How severe does this issue affect your experience of using Ray?

  • High: It blocks me to complete my task.

I am writing a custom model for a custom environment that has a Tuple action space. If I understood correctly, the trainer needs to use the appropriate action distribution to treat the model output, which would be a tuple of tensors.

I’d expect the trainer to create the action distribution automatically, since it already knows the action space from the env, but that’s not the case (it uses the default one). And I don’t see where in the trainer config I could set up the action dist class.

Hi @erickrf,

I’ve never used a Tuple action space, so I’m not sure how it works.
I’ve previously worked with a custom environment that had tuple actions. In that case, what I did was just enumerate the tuples with a dictionary (e.g. {1: (1,1), 2: (2,1), 3: (1,2), and so on}) and then use as action space a gym.spaces.Discrete(len(dictonary)).

it will use default settings if you don’t customize it. for discrete actions it will use categorical options,
for Box actions it will use Normal distribution. for tuple action spaces it will use multiactiondistribution class which again use default settings. if you want to change default distribution you can subclass TorchMultiActionDistribution and write your own.
for e.g if you have 2 Box and 1 discrete actions in your Tuple and you want to assign 2 Beta dist and 1 categorical dist to them. you can write a class like this:

from ray.rllib.models.torch.torch_action_dist import TorchDistributionWrapper,TorchMultiActionDistribution,TorchBeta,TorchCategorical
from ray.rllib.utils.spaces.space_utils import get_base_struct_from_space
import tree 
class My_betadist(TorchMultiActionDistribution,TorchDistributionWrapper):
  def __init__(self, inputs, model, *, child_distributions, input_lens,
                 action_space):
        # super().__init__(inputs, model, child_distributions, input_lens,action_space)
        child_distributions = [TorchBeta,TorchBeta,TorchCategorical]
        if not isinstance(inputs, torch.Tensor):
            inputs = torch.from_numpy(inputs)
            if isinstance(model, TorchModelV2):
                inputs = inputs.to(next(model.parameters()).device)
        # print(inputs,'aaa')        
        TorchDistributionWrapper.__init__(self,inputs, model)        
        self.action_space_struct = get_base_struct_from_space(action_space)
        self.input_lens = tree.flatten(input_lens)
        flat_child_distributions = tree.flatten(child_distributions)
        split_inputs = torch.split(inputs, self.input_lens, dim=1)
        self.flat_child_distributions = tree.map_structure(
            lambda dist, input_: dist(input_, model), flat_child_distributions,
            list(split_inputs))

and remember to register it after init() like this:
ModelCatalog.register_custom_action_dist(“My_betadist”, My_betadist)
also you should pass action dist in your model config like this:‘custom_action_dist’:‘My_betadist’,

Just to be clear, I meant that I expected the trainer to use some action distribution capable of understanding my model’s output, which is a tuple of tensors.
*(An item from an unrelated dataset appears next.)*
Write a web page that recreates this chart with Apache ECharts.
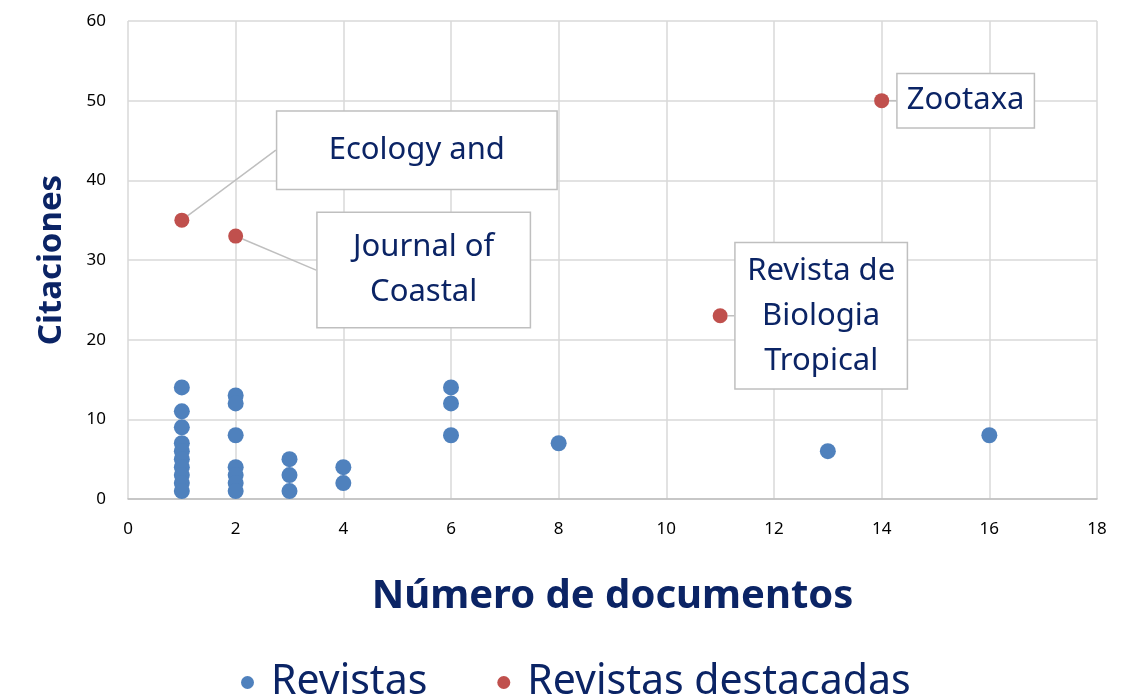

Anyway, looking at your example, I see that the model is not supposed to return a tuple of logit tensors but a single one. So my question now is, what should be the model logits in case of an action space like Tuple(Discrete(n), Discrete(m))? Or for that matter, what about a dictionary action space?

model returns a flatten tensor always and that flatten tensor then will be used to fit the distributions(so it doesn’t matter you are using Dict or Tuple, all would be flatten and the only thing that matters is which distribution you are using for each action). number of logits are depended on the which distribution you are using. for Discrete(m) you have m logits(for normal dist. you have 2 logits every actions, one is mu and another is sigma). so for your Tuple actions, you will have “m + n” logits in return of Forward method of your model (beside states for RNN etc).

Oh thanks, that’s pretty simple after all, just a matter of torch.cat([logits1, logits2], dim=-1)